6

I'm developing an admin dashboard with different areas, where different users may have different permissions. For example:

  • News
    • John: edit, view, add, remove;
    • Carlos: edit, view;
    • Mario: --;
  • Support
    • John: view;
    • Carlos: edit, view;
    • Mario: edit, view, add, remove;

The way I control this permission is via JSON array, containing each area and list of permission. I save this in my MySql database (serializing first) and also on the localStorage. This way I can check on the frontend but also make a final validation on the server side, via PHP.

JSON example:

{
    "area": "news",
    "permission": [
        {"field": "access", "value": true},
        {"field": "read", "value": true},
        {"field": "edit", "value": true},
        {"field": "add", "value": true},
        {"field": "remove", "value": true}
    ]
},
{
    "area": "support",
    "permission": [
        {"field": "access", "value": true},
        {"field": "read", "value": true},
        {"field": "edit", "value": false},
        {"field": "add", "value": false},
        {"field": "remove", "value": false}
    ]
},
...

I'm with doubts about this system because, first, I never did anything like this and didn't found any example, so I don't know if this is the proper way to do this. Also, I'm storing this as JSON because there are admin users who need to edit (with checkbox) this permissions, so it's easier to display this on the frontend.

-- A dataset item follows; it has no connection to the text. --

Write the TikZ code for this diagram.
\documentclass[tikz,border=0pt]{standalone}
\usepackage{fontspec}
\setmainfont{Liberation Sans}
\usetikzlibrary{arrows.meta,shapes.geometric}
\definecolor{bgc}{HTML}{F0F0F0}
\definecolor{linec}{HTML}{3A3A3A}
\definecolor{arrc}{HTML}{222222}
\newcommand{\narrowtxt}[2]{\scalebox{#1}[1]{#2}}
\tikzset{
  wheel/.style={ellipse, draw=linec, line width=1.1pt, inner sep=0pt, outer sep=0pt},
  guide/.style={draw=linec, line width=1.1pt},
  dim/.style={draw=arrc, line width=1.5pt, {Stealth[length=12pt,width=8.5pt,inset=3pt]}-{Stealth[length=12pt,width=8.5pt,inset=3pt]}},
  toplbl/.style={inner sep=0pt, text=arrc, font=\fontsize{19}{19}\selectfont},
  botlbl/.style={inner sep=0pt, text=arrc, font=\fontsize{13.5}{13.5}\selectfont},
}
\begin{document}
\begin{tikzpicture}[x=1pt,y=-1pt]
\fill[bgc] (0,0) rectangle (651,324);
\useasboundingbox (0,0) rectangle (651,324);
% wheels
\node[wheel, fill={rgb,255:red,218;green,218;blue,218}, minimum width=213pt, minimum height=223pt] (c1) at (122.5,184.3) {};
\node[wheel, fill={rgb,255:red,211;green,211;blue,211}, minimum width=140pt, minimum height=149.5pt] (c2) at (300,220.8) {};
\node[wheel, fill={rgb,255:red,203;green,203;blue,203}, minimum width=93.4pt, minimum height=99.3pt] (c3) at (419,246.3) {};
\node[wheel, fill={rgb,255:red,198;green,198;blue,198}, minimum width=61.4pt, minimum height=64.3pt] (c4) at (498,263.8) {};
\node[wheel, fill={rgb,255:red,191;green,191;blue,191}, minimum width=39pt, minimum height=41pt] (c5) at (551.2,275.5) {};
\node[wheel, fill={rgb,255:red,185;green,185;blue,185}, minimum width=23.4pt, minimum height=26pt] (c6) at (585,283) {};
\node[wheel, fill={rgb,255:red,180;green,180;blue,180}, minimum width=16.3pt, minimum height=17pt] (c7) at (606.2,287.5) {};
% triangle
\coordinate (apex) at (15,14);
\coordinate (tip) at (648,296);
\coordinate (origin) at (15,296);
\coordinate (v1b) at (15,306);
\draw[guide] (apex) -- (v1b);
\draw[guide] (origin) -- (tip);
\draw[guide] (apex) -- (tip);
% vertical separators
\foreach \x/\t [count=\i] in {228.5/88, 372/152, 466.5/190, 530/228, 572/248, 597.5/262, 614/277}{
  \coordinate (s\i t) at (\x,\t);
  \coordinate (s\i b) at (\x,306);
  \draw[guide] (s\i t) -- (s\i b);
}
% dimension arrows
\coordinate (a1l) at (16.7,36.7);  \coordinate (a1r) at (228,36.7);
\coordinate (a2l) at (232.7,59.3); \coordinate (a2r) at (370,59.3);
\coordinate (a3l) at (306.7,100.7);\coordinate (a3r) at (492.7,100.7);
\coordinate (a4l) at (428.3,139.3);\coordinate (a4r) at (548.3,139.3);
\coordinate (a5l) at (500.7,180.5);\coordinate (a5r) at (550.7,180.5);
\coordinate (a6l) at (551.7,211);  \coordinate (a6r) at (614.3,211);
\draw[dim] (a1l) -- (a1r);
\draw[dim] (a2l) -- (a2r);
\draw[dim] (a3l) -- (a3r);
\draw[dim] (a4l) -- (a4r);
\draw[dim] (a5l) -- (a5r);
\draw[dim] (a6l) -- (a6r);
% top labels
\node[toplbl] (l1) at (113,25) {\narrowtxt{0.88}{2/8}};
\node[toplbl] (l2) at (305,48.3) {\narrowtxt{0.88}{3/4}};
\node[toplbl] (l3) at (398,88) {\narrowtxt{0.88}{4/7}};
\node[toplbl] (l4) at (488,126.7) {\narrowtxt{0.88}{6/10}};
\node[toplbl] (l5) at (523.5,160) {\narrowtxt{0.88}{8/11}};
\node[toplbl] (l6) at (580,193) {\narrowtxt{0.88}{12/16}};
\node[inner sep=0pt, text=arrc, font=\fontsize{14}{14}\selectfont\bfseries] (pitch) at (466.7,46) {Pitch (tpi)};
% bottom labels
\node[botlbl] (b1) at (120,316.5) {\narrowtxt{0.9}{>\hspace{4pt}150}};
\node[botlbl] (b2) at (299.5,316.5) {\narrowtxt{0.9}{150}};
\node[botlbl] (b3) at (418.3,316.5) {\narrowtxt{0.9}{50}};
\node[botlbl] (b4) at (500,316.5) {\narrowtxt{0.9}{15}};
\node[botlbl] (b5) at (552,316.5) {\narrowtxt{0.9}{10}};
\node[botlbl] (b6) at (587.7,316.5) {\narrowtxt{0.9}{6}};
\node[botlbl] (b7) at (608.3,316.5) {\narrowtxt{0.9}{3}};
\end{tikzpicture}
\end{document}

But I'm very open to change this method based on other criterias you think it's better. I just want to have it security first and also easy to maintain.

3

Disclaimer: I am by not way an expert on these kind of matters, I'm just sharing how me and my senior are doing our current project.

Database:

Your design looks solid enough, but I would think about how I would hold these permissions in a table.

lets say we have a users table

user_id | name | password
-------------------------
      0 | John |     ****

I can see 2 possible ways you would extend our database to hold these permissions.

You can add permission columns that tell what each user can do

user_id | name | password| perm1 | perm2 | ... |permn
------------------------------------------------------
      0 | John |     ****|     Y |     N |     |    Y

That will entail having a lot of columns and a messy design. on the plus side you will have the granularity to dictate exactly what one can and cannot do.

You can however add the concept of roles to your design.

You can make a roles table, define the types of user roles (and the kind of permissions they provide) in your application and just give each user a role

user_id | name | password|  role_id
-----------------------------------
      0 | John |     ****|        1

And the roles table

role_id | role_name  | perm1 |....| permn
----------------------------------------
      0 | Admin      |     Y |    |    Y
      1 | Regular    |     N |    |    Y

This way you create a separation of concerns for your users table, instead of placing all your user data into one table that may grow over time (handling dozens of columns in a table is no fun), you can place separate relevant user data across multiple tables. it will also keep your queries short.

(This is similar to how Java web applications provide privileges/permissions to users)

PHP:

For your client view, you can hold a session object that describes the current user, you can use the role value to tell your php scripts what parts of your templates you want to generate for your user.

Example (blade):

@if (user($role) === 'admin')
    <button id="dontclickme">History eraser button</button>
@endif
  • The problem to create roles is I'll not have custom control for each user permission, or I would have a lot of roles, to match a lot of possible combinations. But I think we can work around your first idea of table, It looks promising! maybe something like: user_id | area | edit | read | del | add and then, for each user and each area There would be a better control. What do you think? – celsomtrindade Dec 29 '16 at 12:15
  • if it's just for permissions then sure. again, consider what will happen when you'll be required to add more features and conditions for a user. that table will bloat in width. what about slightly modifying my 2nd idea? instead of having a table with predefined roles with combinations, have a table with a row of combinations per each user (the primary key would also act as foreign key to user_id) – svarog Dec 29 '16 at 12:40
0

So, Your implementation for the front-end doesn't seem bad to me. You may want to think of how you are going to use the permissions with js specifically, and see if you are happy with the structure of the json based on that.

WRT to the back-end, I try not to store JSON directly in the db. If you have to do any work on that data directly through the db it will be very inefficient, especially as your number of users grows.

In general with something like this, I would first see if you find something that fits your needs in composer. If nothing does, you may want to look at a few packages and see if you can find some inspiration if you have doubts of your own implementation.